Today, after class, I bumped into a friend of mine that I haven’t seen in a while. She was on her way to a lecture, so we only chatted briefly. I told her that I missed her company, and that we should catch up for coffee sometime. I had heard through mutual friends that her grandfather (to whom she is really close) had been in hospital, so I asked her if she and her family were doing all right. Her eyes immediately welled up, and she struggled to maintain composure as I hugged her and stuttered my apologies for upsetting her. God, I felt like such an insensitive idiot, even though my intentions were good. I guess I just didn’t realise how much the ordeal had impacted on her, and how close a relationship she has with her grandfather.
I feel lucky, because I haven’t had anyone really close to me pass away. My cousin died in a car accident a couple of years ago; she was only in her early twenties. We got along well, but since I only saw her when I visited Malaysia every two or three years, and we didn’t keep in touch via mail/phone/the internet, our relationship was not a very meaningful one. After the initial shock and disbelief when I heard the news, I remember feeling empty for days. She was just so young. I was upset and angry that the life of such a beautiful person ended so suddenly, so prematurely; I cried for all the things she had yet to experience and couldn’t, and I cried for all those who loved her. My mum took it really hard, because she and my cousin’s mother have been best friends for more than 25 years.
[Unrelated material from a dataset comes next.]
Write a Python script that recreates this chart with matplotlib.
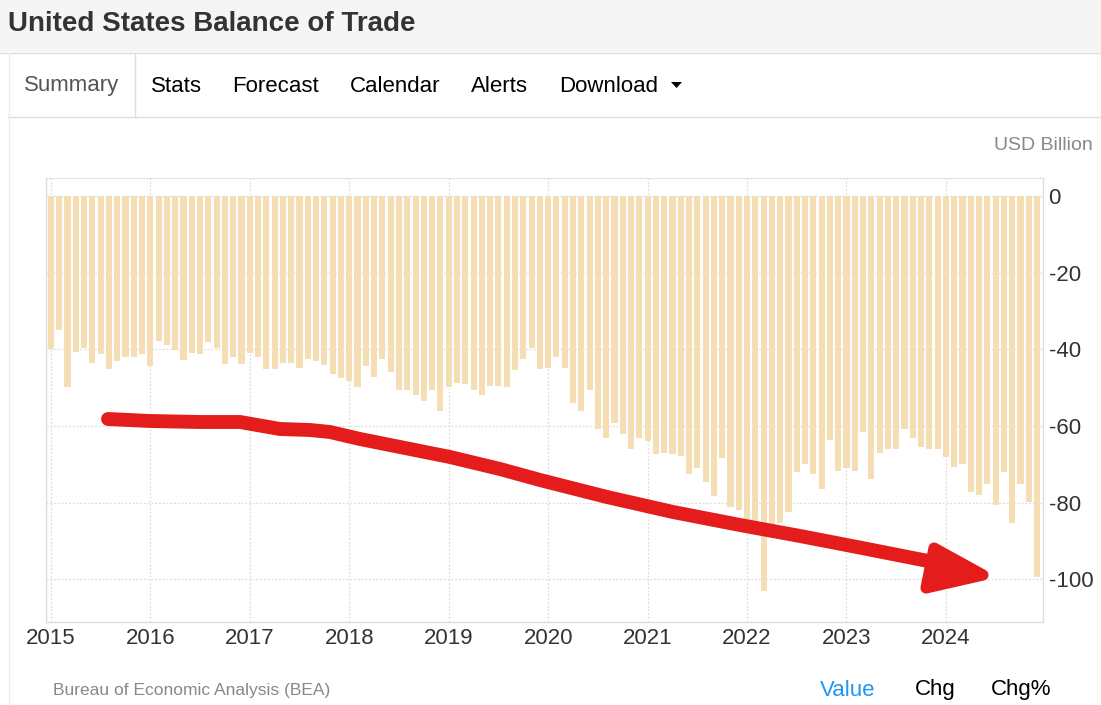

Besides this, all the other deaths I’ve experienced evoked in me nothing more than empathy: My cousin, from illness when I was still in primary school; my paternal grandparents, within a week of each other a few years ago; a close family friend’s mother; a friend’s girlfriend in a car accident when we were in Year 12. I felt sadness for each loss, but it was not a personal sadness, and the losses were not mine.
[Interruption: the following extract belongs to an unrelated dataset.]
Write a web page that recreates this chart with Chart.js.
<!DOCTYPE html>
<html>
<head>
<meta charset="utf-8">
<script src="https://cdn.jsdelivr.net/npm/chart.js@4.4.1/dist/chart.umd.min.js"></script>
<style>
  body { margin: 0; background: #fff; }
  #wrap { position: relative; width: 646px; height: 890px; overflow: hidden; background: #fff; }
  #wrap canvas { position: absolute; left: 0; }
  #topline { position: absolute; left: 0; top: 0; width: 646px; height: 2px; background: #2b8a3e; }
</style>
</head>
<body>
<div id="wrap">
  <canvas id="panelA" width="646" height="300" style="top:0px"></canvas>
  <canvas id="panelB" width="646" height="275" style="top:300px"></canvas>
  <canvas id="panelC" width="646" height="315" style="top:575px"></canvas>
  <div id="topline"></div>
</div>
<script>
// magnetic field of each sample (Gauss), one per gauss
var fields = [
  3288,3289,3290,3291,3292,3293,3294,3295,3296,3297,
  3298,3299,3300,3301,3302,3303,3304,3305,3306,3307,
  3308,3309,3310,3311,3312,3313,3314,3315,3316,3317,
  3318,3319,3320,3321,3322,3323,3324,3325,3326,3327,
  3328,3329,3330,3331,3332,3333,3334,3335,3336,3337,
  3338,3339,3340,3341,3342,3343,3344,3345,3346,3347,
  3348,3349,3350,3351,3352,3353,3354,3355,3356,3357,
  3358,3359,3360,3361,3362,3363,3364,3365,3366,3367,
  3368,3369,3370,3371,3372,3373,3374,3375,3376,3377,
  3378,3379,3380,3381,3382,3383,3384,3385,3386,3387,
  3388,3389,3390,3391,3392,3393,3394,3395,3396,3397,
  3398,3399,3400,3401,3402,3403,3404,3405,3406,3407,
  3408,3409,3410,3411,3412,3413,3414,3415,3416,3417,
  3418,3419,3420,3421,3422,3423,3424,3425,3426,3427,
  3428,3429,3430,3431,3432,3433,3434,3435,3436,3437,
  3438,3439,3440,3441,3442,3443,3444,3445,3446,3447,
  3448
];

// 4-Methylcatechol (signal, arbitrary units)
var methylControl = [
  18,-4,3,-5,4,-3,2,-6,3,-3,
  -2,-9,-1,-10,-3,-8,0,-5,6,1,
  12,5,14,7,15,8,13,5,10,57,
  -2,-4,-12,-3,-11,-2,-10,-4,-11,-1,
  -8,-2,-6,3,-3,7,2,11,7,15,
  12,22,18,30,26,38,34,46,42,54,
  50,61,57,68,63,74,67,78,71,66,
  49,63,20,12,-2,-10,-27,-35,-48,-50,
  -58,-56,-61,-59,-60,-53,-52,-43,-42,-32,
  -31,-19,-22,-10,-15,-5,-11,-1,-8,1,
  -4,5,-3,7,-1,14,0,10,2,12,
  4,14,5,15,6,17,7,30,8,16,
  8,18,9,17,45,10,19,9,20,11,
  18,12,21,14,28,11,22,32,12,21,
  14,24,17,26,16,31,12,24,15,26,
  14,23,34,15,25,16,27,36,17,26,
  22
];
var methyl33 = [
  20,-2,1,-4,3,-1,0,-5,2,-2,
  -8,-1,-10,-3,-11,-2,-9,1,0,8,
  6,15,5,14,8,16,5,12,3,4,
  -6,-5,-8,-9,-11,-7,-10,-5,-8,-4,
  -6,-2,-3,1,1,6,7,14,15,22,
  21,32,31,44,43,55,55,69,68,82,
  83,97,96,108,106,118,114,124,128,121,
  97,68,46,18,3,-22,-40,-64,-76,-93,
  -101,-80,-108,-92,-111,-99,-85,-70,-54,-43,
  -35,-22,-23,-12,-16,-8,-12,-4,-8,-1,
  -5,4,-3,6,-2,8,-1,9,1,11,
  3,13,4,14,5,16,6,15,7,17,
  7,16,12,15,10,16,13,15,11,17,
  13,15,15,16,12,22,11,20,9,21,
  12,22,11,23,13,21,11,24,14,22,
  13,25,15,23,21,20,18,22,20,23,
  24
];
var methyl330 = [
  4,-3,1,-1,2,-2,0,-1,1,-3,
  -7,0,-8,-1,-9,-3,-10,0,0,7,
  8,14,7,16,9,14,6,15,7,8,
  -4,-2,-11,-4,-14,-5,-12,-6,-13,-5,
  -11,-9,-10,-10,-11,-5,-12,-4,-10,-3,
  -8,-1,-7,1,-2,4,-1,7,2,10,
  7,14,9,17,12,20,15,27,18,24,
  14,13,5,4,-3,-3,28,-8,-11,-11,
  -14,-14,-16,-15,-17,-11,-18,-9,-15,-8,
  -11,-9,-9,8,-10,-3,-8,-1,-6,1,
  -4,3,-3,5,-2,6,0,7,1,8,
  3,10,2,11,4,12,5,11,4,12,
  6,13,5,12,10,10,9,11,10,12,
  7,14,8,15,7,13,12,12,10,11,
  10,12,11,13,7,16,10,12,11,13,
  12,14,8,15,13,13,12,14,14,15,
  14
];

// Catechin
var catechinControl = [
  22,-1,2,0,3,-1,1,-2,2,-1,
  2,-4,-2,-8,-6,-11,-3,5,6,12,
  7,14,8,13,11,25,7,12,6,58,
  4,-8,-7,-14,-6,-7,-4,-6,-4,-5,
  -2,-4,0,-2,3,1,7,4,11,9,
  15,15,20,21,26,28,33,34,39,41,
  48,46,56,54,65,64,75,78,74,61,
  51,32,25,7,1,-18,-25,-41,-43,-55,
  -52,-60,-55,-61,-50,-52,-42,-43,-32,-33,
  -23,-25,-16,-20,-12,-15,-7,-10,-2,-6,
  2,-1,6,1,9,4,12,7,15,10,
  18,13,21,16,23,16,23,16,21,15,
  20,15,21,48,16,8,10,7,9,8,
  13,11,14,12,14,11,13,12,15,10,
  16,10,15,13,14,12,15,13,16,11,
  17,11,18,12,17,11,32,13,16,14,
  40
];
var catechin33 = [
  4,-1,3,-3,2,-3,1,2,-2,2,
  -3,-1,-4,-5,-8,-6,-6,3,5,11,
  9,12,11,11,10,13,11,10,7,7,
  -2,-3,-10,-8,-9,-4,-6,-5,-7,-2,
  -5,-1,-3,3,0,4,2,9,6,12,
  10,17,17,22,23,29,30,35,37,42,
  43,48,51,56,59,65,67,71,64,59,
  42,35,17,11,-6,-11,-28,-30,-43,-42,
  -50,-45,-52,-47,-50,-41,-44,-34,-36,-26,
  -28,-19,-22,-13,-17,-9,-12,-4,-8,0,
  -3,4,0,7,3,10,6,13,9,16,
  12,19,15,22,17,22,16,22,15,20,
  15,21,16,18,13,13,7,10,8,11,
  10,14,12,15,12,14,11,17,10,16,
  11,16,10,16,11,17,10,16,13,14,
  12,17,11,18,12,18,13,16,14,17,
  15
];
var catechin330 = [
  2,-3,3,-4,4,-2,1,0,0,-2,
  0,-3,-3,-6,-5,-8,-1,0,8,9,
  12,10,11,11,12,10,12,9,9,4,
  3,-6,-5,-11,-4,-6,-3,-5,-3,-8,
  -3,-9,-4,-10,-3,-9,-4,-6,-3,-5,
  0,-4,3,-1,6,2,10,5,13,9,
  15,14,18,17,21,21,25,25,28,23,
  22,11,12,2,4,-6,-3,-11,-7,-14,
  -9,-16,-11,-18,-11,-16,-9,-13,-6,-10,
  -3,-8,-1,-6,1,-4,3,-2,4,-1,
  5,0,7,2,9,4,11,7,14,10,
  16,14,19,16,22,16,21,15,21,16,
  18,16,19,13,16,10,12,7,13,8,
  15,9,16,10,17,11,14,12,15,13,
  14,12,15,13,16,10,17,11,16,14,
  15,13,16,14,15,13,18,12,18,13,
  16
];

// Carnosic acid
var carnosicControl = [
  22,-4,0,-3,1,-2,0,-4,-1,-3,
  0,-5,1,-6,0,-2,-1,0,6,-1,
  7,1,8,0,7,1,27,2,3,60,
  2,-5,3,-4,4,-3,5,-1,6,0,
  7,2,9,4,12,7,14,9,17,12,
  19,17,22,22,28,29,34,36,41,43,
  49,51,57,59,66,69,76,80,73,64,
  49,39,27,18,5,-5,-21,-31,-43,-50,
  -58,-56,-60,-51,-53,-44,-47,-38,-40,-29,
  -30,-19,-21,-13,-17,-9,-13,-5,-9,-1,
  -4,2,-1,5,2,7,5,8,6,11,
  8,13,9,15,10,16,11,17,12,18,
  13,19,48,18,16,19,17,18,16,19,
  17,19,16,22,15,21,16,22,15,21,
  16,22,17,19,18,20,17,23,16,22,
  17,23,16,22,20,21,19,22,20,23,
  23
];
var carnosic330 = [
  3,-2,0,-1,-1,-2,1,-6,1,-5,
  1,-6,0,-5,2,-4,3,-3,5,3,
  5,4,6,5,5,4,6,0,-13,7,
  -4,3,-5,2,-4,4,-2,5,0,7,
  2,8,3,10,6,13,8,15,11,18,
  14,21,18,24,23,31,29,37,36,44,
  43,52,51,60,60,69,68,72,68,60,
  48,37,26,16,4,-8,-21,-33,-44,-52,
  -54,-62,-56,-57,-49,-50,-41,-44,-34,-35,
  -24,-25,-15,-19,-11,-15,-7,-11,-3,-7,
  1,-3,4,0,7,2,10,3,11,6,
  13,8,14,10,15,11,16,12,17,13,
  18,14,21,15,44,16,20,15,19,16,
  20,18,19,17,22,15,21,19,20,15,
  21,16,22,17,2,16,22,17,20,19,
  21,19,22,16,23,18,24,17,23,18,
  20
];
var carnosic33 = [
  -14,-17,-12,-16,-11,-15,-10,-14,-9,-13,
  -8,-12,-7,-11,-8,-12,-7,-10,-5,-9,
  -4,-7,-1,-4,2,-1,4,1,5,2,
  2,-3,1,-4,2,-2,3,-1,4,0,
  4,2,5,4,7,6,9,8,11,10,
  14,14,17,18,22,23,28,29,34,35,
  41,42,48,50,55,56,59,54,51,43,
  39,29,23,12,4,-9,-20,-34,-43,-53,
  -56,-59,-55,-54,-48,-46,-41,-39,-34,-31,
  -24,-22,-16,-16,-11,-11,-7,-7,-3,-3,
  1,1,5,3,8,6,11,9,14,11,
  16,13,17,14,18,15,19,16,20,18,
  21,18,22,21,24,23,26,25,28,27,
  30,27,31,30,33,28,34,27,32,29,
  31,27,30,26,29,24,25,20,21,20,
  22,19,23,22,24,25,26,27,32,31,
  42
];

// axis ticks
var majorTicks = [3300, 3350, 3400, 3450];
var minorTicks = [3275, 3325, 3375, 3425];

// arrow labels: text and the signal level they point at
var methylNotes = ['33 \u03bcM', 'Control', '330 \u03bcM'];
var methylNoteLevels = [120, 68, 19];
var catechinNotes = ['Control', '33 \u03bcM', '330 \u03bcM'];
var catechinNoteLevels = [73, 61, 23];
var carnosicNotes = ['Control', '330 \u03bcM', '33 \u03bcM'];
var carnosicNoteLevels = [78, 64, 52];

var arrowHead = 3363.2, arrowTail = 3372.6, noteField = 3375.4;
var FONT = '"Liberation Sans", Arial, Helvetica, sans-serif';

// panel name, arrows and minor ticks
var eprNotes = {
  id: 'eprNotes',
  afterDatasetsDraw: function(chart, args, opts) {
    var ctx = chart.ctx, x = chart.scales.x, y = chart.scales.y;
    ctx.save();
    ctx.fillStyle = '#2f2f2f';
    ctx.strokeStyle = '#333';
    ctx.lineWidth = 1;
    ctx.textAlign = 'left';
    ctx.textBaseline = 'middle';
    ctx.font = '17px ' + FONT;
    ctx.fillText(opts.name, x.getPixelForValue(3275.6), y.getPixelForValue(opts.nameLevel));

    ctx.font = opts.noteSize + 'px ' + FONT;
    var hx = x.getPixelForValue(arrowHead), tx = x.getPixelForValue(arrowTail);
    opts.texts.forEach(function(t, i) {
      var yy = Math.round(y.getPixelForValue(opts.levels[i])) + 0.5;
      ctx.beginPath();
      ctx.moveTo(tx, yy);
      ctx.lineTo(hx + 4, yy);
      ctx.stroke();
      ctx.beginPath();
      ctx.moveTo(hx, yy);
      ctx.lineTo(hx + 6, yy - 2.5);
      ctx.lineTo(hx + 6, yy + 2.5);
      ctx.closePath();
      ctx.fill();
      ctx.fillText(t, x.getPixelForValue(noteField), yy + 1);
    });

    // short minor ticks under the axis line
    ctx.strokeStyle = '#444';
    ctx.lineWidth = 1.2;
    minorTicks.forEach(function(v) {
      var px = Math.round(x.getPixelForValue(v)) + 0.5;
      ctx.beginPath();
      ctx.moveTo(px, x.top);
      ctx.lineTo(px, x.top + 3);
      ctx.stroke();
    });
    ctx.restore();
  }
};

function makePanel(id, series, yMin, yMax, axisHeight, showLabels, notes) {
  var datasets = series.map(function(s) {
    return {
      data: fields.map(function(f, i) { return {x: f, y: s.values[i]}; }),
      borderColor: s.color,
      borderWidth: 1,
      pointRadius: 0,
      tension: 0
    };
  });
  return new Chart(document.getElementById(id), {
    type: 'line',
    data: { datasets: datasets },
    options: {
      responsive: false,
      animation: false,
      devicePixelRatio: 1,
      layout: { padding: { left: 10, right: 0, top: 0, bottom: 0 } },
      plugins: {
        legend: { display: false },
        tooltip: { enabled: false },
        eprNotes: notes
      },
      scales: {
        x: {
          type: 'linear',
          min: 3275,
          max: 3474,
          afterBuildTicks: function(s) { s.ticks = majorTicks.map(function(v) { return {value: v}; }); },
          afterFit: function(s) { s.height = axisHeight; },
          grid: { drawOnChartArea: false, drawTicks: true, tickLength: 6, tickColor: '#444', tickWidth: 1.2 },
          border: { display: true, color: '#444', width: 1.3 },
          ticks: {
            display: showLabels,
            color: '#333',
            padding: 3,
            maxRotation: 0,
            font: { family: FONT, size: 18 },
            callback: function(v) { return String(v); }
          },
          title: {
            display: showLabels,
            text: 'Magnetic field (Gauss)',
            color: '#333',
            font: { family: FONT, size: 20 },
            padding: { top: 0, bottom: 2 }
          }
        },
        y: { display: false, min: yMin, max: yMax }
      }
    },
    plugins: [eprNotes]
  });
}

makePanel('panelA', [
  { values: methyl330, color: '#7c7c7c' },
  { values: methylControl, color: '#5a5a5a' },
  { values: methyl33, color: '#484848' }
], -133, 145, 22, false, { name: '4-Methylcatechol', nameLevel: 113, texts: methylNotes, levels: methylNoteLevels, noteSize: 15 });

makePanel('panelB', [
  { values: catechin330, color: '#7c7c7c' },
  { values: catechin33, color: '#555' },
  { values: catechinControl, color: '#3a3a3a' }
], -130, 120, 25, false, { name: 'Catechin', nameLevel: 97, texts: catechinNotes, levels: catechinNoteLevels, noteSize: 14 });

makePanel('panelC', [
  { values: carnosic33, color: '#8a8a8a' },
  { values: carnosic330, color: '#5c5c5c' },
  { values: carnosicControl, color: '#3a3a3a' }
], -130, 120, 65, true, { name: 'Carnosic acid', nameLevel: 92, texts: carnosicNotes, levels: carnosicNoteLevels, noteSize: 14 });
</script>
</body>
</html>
I’ve never even been to a funeral before. I don’t know how it feels to be completely swallowed up by grief, to be so utterly consumed by anguish that it makes everyday activities seem impossible, and to constantly feel like there’s a gaping hole in your chest that might never completely close up. I’ve tried to imagine it, but imagination is just that: it’s not real emotion if you haven’t been through it yourself. I’m not saying I want to know what it feels like—I’m sure no one wants to know how it feels to lose a loved one—but it’s going to happen one day. And when it does, I have no idea how I’m going to deal with it. I guess no one can really anticipate how they will deal with such profound grief and loss, yet it’s an experience that the vast majority of people will encounter at least once in their lives.